Ortega y Gasset, en su ensayo sobre “La España invertebrada”, planteaba que, frente a las dinámicas que empujan la desintegración, se requiere una “incorporación” en la que “…la fuerza tiene carácter adjetivo. La potencia verdaderamente substancial que impulsa el proceso es siempre un dogma nacional, un proyecto sugestivo de vida en común”.
En Colombia hemos hecho lo contrario. La fuerza de las armas, necesaria pero adjetiva, ha sido “sustantiva” para zanjar las diferencias y, por ello, hemos vivido una violencia continua y destructiva, no solo en lo económico, sino en la afectación de la conciencia colectiva, pues aprendimos a vivir en “modo escepticismo” frente a las soluciones y en “modo desesperanza” frente al futuro.
En esta historia de violencia hemos tenido, sin embargo, destellos de esperanza. El más significativo en 1990, cuando el pragmatismo de Barco permitió desmovilizar al M-19; con indulto, más realista que la costosa justicia restaurativa, y con participación política no regalada. El “eme” logró 19 curules, fue protagonista en la Constituyente del 91 y, hoy, uno de los suyos es presidente de Colombia.
Con las Farc se intentó desde Betancur en La Uribe, pero la falta de voluntad no permitió resultados. Tendría que llegar un gobierno con una noción equívoca de paz, para firmar un pomposo Acuerdo que terminó en promesa de valor incumplida.
Fue un proceso de negociaciones secretas y luego públicas por presión de los medios, pero siempre a espaldas del país.
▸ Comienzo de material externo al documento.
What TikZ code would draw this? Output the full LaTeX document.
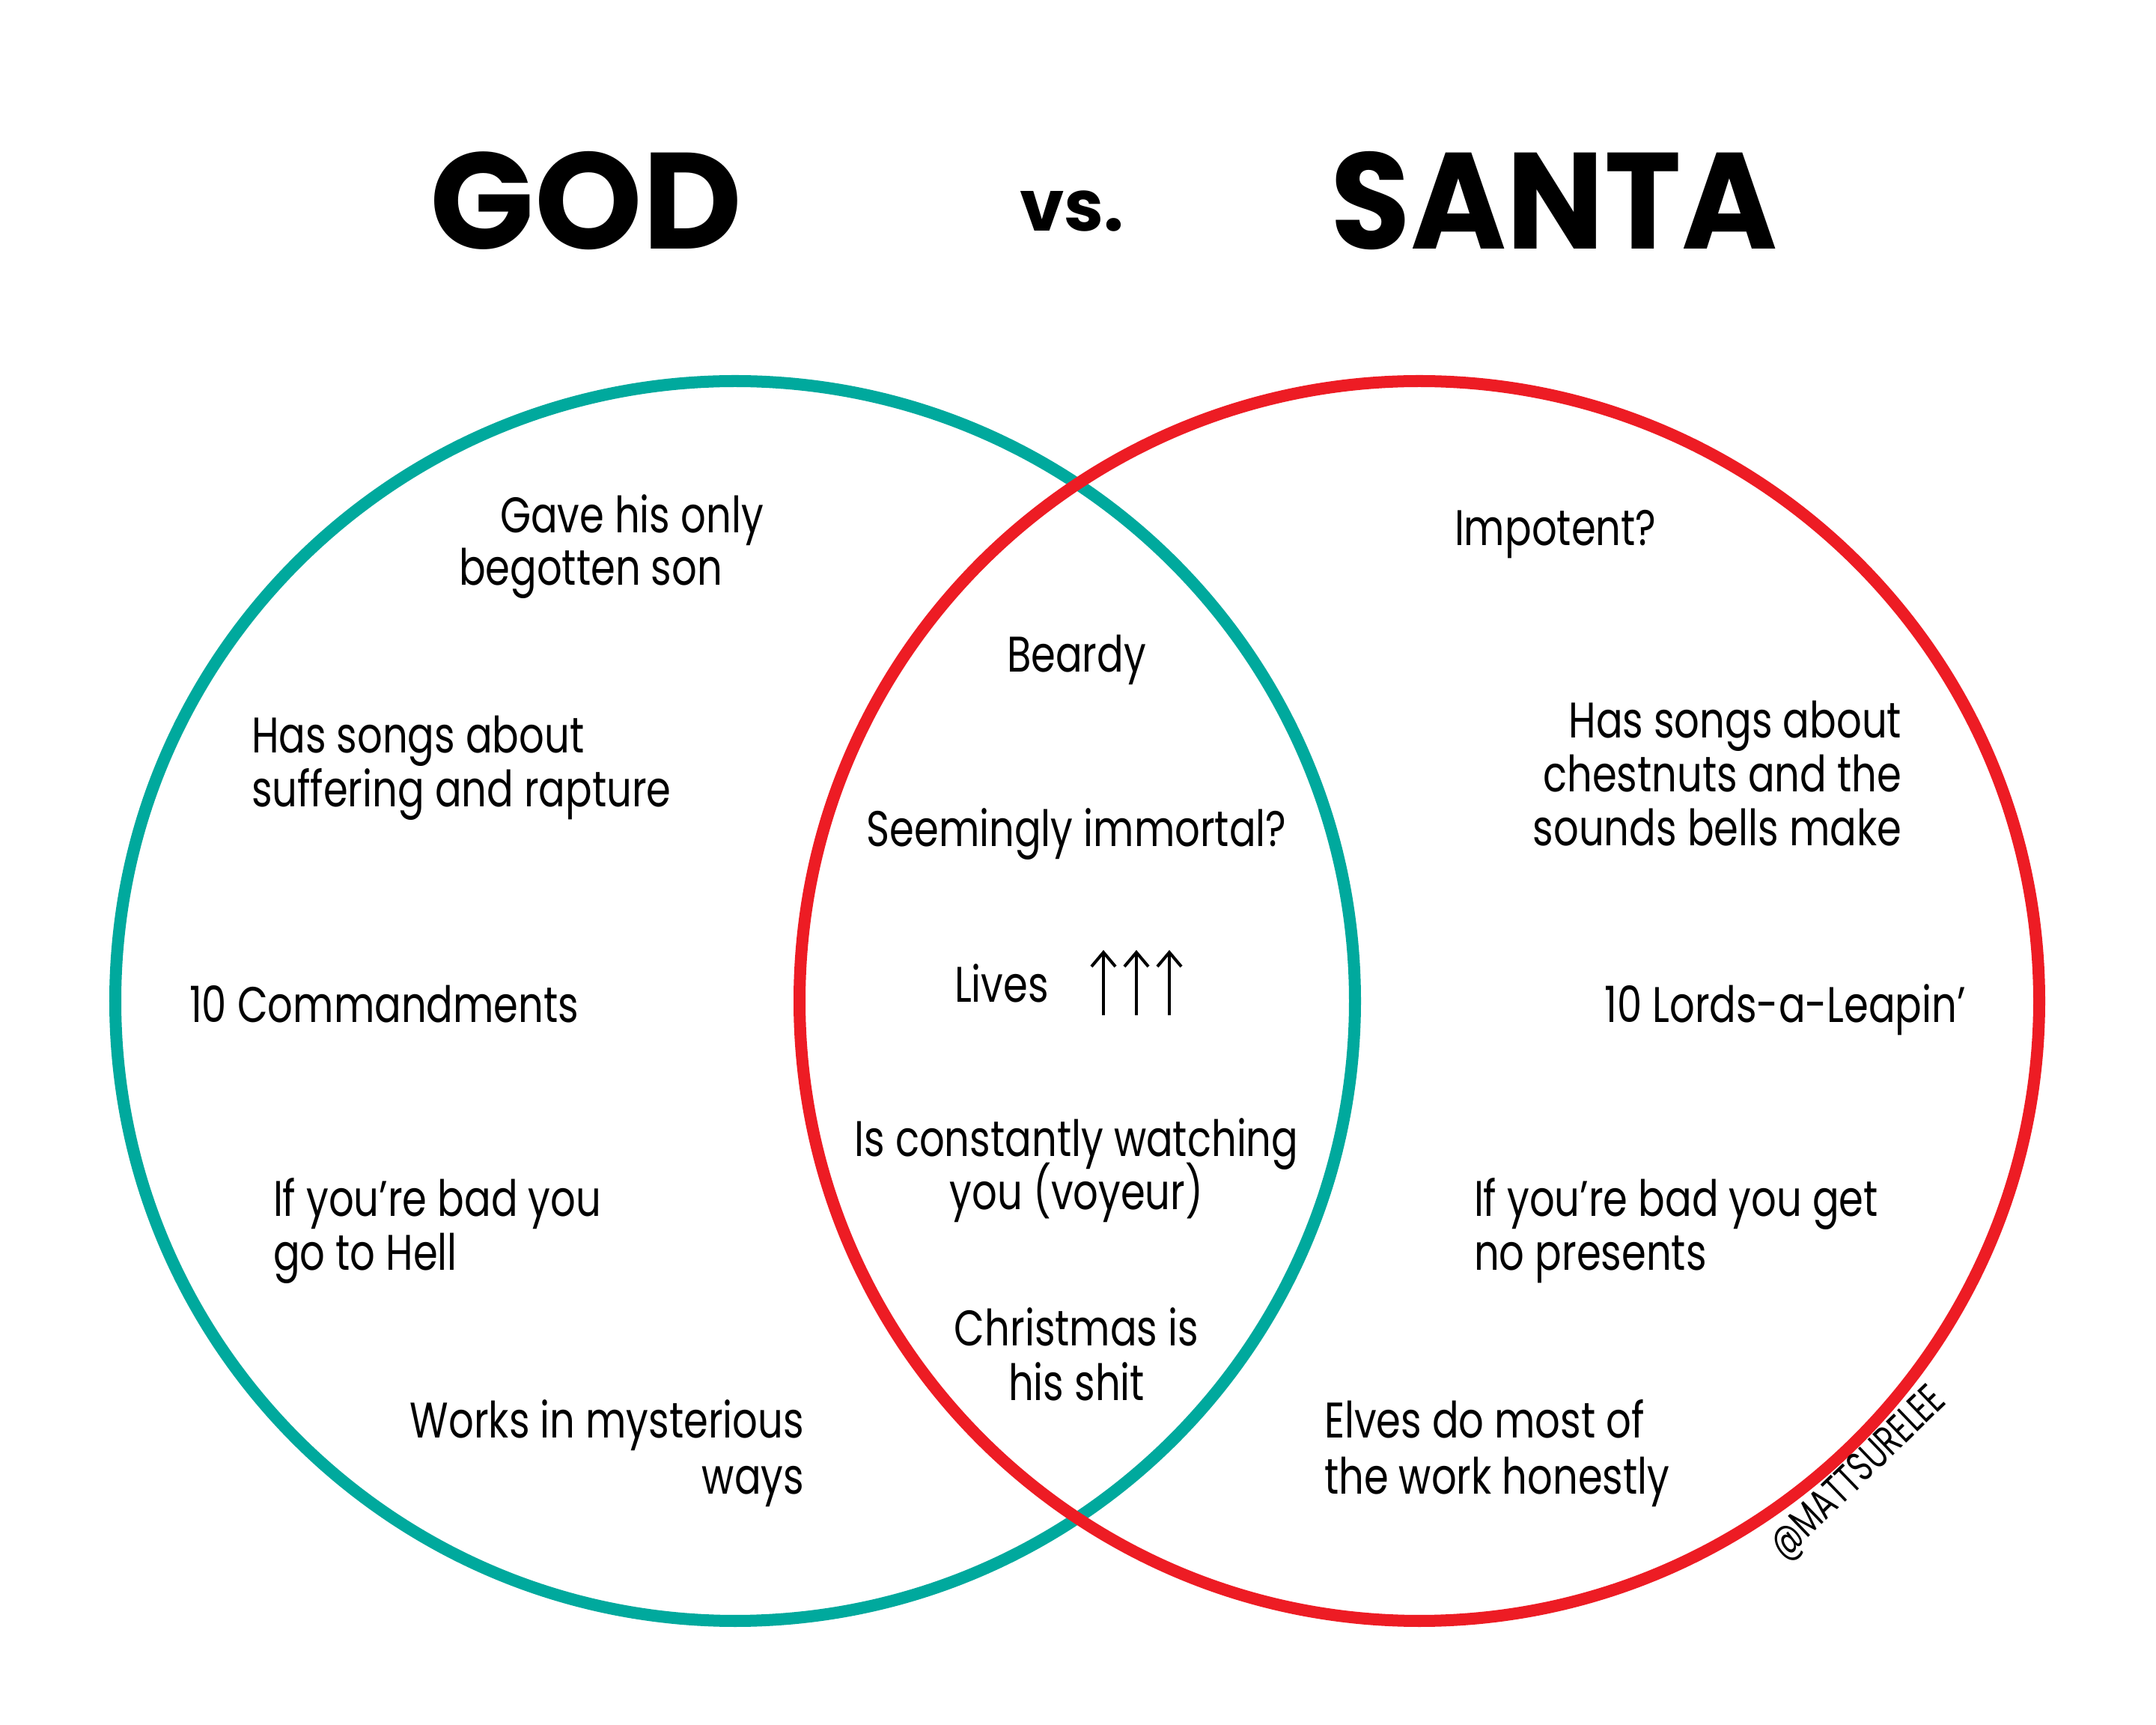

Se dijeron mentiras (no se negociará el modelo de desarrollo y se negoció el desarrollo rural), se transaron apoyos y se violentaron instituciones, con la voluntad popular en primer lugar, seguida de la dignidad del Congreso en el “fast track”, y la justicia plegada a esa euforia mediática que, de paso, fracturó el país entre amigos y enemigos de la paz.
Hoy inicia una nueva negociación con el ELN y, sin que ello justifique su violencia, percibo rescoldos de “idealismo” hacia una verdadera transformación social, lo que facilita una negociación que fue promesa de campaña y hoy avanza de cara al país, con una delegación gubernamental que no es coro de aplausos, sino combinación de voces -militares, periodistas y hasta líderes gremiales no afines al gobierno- con la buena fe como factor común.
El país se mueve entre el escepticismo y lo que le queda de esperanza; por ello vuelvo a Ortega y Gasset y su “dogma nacional” capaz de unir a los pueblos, porque “Un pueblo vive de lo mismo que le dio la vida: la aspiración (…). Solo grandes, audaces empresas despiertan los profundos instintos vitales de las masas”.
¿Cómo despertar esos instintos vitales?, ¿cómo entusiasmar al país?, ¿cómo sumar esperanzados y restar escépticos a la ecuación de la paz? Ese es el reto, porque no hay más grande ni más audaz empresa…, que la paz.